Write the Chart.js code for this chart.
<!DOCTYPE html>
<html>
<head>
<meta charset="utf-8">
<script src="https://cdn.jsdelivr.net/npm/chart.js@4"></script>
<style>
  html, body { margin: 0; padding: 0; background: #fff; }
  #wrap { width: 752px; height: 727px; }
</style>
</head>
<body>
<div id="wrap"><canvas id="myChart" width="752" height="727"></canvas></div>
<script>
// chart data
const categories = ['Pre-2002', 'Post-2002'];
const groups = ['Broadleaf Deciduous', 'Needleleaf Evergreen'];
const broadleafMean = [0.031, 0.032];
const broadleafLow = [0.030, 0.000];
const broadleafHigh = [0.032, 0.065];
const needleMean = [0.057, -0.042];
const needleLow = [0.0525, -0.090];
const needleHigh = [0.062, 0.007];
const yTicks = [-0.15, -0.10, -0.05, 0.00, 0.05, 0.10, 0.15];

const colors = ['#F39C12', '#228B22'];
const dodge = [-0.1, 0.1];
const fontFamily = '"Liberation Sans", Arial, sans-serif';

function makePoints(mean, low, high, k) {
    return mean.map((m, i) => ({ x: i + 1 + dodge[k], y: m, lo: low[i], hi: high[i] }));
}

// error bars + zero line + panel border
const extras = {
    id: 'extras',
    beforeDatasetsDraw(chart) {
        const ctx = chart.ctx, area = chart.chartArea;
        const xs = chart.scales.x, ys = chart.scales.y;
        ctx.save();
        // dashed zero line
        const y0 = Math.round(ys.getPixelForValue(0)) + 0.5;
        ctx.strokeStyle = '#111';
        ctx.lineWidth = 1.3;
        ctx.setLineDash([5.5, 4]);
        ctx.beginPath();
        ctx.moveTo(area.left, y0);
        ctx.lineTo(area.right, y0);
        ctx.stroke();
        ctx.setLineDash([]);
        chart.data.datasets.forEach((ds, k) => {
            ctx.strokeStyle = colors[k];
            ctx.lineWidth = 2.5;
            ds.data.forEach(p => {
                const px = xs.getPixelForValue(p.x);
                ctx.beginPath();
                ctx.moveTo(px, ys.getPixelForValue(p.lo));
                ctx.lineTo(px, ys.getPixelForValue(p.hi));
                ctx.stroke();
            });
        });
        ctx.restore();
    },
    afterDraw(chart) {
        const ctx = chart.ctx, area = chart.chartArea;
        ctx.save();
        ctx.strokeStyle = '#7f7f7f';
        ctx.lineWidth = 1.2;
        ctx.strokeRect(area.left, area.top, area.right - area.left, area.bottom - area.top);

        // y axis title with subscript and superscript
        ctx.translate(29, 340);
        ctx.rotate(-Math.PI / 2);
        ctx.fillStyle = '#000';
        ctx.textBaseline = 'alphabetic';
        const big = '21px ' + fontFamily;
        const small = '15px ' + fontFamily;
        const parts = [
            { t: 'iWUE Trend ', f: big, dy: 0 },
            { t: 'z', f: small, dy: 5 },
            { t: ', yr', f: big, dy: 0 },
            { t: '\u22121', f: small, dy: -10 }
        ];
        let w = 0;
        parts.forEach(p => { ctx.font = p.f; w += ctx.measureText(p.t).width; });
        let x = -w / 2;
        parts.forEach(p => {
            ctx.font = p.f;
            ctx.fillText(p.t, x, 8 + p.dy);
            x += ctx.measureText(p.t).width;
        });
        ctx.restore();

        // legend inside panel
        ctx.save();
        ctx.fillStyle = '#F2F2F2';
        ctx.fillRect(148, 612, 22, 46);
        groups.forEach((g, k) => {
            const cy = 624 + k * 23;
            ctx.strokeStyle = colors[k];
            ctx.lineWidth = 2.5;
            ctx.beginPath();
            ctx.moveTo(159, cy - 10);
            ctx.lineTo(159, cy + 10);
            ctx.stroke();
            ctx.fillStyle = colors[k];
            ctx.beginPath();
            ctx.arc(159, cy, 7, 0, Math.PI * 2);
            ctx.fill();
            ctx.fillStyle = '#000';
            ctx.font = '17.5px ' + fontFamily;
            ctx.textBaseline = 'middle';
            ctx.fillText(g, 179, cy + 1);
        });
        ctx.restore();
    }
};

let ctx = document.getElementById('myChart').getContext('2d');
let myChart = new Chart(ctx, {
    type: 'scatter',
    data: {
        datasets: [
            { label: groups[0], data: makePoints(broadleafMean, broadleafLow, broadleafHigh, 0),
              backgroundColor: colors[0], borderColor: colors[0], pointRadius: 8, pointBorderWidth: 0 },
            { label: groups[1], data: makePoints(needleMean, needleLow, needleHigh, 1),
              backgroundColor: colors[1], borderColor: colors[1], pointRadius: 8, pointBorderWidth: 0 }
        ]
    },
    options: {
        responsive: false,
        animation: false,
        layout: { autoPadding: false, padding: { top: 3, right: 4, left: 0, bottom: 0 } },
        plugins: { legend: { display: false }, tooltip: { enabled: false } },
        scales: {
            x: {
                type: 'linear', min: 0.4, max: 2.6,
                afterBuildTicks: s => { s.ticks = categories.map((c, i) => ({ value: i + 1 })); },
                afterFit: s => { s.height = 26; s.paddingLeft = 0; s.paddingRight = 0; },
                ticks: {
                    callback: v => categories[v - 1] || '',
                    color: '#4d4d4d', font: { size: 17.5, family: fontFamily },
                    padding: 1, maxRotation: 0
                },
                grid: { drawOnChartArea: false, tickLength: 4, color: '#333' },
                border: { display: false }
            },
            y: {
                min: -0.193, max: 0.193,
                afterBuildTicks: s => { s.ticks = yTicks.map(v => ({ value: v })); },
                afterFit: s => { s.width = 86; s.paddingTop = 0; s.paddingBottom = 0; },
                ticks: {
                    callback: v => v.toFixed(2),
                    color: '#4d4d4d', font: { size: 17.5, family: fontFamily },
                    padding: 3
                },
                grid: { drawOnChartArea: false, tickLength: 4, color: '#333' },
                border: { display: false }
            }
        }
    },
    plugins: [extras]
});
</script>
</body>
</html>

# [Problem to work on]
Repeat the preceding lines exactly, please, every one of them.

# [Result of the exercise]
Write the Chart.js code for this chart.
<!DOCTYPE html>
<html>
<head>
<meta charset="utf-8">
<script src="https://cdn.jsdelivr.net/npm/chart.js@4"></script>
<style>
  html, body { margin: 0; padding: 0; background: #fff; }
  #wrap { width: 752px; height: 727px; }
</style>
</head>
<body>
<div id="wrap"><canvas id="myChart" width="752" height="727"></canvas></div>
<script>
// chart data
const categories = ['Pre-2002', 'Post-2002'];
const groups = ['Broadleaf Deciduous', 'Needleleaf Evergreen'];
const broadleafMean = [0.031, 0.032];
const broadleafLow = [0.030, 0.000];
const broadleafHigh = [0.032, 0.065];
const needleMean = [0.057, -0.042];
const needleLow = [0.0525, -0.090];
const needleHigh = [0.062, 0.007];
const yTicks = [-0.15, -0.10, -0.05, 0.00, 0.05, 0.10, 0.15];

const colors = ['#F39C12', '#228B22'];
const dodge = [-0.1, 0.1];
const fontFamily = '"Liberation Sans", Arial, sans-serif';

function makePoints(mean, low, high, k) {
    return mean.map((m, i) => ({ x: i + 1 + dodge[k], y: m, lo: low[i], hi: high[i] }));
}

// error bars + zero line + panel border
const extras = {
    id: 'extras',
    beforeDatasetsDraw(chart) {
        const ctx = chart.ctx, area = chart.chartArea;
        const xs = chart.scales.x, ys = chart.scales.y;
        ctx.save();
        // dashed zero line
        const y0 = Math.round(ys.getPixelForValue(0)) + 0.5;
        ctx.strokeStyle = '#111';
        ctx.lineWidth = 1.3;
        ctx.setLineDash([5.5, 4]);
        ctx.beginPath();
        ctx.moveTo(area.left, y0);
        ctx.lineTo(area.right, y0);
        ctx.stroke();
        ctx.setLineDash([]);
        chart.data.datasets.forEach((ds, k) => {
            ctx.strokeStyle = colors[k];
            ctx.lineWidth = 2.5;
            ds.data.forEach(p => {
                const px = xs.getPixelForValue(p.x);
                ctx.beginPath();
                ctx.moveTo(px, ys.getPixelForValue(p.lo));
                ctx.lineTo(px, ys.getPixelForValue(p.hi));
                ctx.stroke();
            });
        });
        ctx.restore();
    },
    afterDraw(chart) {
        const ctx = chart.ctx, area = chart.chartArea;
        ctx.save();
        ctx.strokeStyle = '#7f7f7f';
        ctx.lineWidth = 1.2;
        ctx.strokeRect(area.left, area.top, area.right - area.left, area.bottom - area.top);

        // y axis title with subscript and superscript
        ctx.translate(29, 340);
        ctx.rotate(-Math.PI / 2);
        ctx.fillStyle = '#000';
        ctx.textBaseline = 'alphabetic';
        const big = '21px ' + fontFamily;
        const small = '15px ' + fontFamily;
        const parts = [
            { t: 'iWUE Trend ', f: big, dy: 0 },
            { t: 'z', f: small, dy: 5 },
            { t: ', yr', f: big, dy: 0 },
            { t: '\u22121', f: small, dy: -10 }
        ];
        let w = 0;
        parts.forEach(p => { ctx.font = p.f; w += ctx.measureText(p.t).width; });
        let x = -w / 2;
        parts.forEach(p => {
            ctx.font = p.f;
            ctx.fillText(p.t, x, 8 + p.dy);
            x += ctx.measureText(p.t).width;
        });
        ctx.restore();

        // legend inside panel
        ctx.save();
        ctx.fillStyle = '#F2F2F2';
        ctx.fillRect(148, 612, 22, 46);
        groups.forEach((g, k) => {
            const cy = 624 + k * 23;
            ctx.strokeStyle = colors[k];
            ctx.lineWidth = 2.5;
            ctx.beginPath();
            ctx.moveTo(159, cy - 10);
            ctx.lineTo(159, cy + 10);
            ctx.stroke();
            ctx.fillStyle = colors[k];
            ctx.beginPath();
            ctx.arc(159, cy, 7, 0, Math.PI * 2);
            ctx.fill();
            ctx.fillStyle = '#000';
            ctx.font = '17.5px ' + fontFamily;
            ctx.textBaseline = 'middle';
            ctx.fillText(g, 179, cy + 1);
        });
        ctx.restore();
    }
};

let ctx = document.getElementById('myChart').getContext('2d');
let myChart = new Chart(ctx, {
    type: 'scatter',
    data: {
        datasets: [
            { label: groups[0], data: makePoints(broadleafMean, broadleafLow, broadleafHigh, 0),
              backgroundColor: colors[0], borderColor: colors[0], pointRadius: 8, pointBorderWidth: 0 },
            { label: groups[1], data: makePoints(needleMean, needleLow, needleHigh, 1),
              backgroundColor: colors[1], borderColor: colors[1], pointRadius: 8, pointBorderWidth: 0 }
        ]
    },
    options: {
        responsive: false,
        animation: false,
        layout: { autoPadding: false, padding: { top: 3, right: 4, left: 0, bottom: 0 } },
        plugins: { legend: { display: false }, tooltip: { enabled: false } },
        scales: {
            x: {
                type: 'linear', min: 0.4, max: 2.6,
                afterBuildTicks: s => { s.ticks = categories.map((c, i) => ({ value: i + 1 })); },
                afterFit: s => { s.height = 26; s.paddingLeft = 0; s.paddingRight = 0; },
                ticks: {
                    callback: v => categories[v - 1] || '',
                    color: '#4d4d4d', font: { size: 17.5, family: fontFamily },
                    padding: 1, maxRotation: 0
                },
                grid: { drawOnChartArea: false, tickLength: 4, color: '#333' },
                border: { display: false }
            },
            y: {
                min: -0.193, max: 0.193,
                afterBuildTicks: s => { s.ticks = yTicks.map(v => ({ value: v })); },
                afterFit: s => { s.width = 86; s.paddingTop = 0; s.paddingBottom = 0; },
                ticks: {
                    callback: v => v.toFixed(2),
                    color: '#4d4d4d', font: { size: 17.5, family: fontFamily },
                    padding: 3
                },
                grid: { drawOnChartArea: false, tickLength: 4, color: '#333' },
                border: { display: false }
            }
        }
    },
    plugins: [extras]
});
</script>
</body>
</html>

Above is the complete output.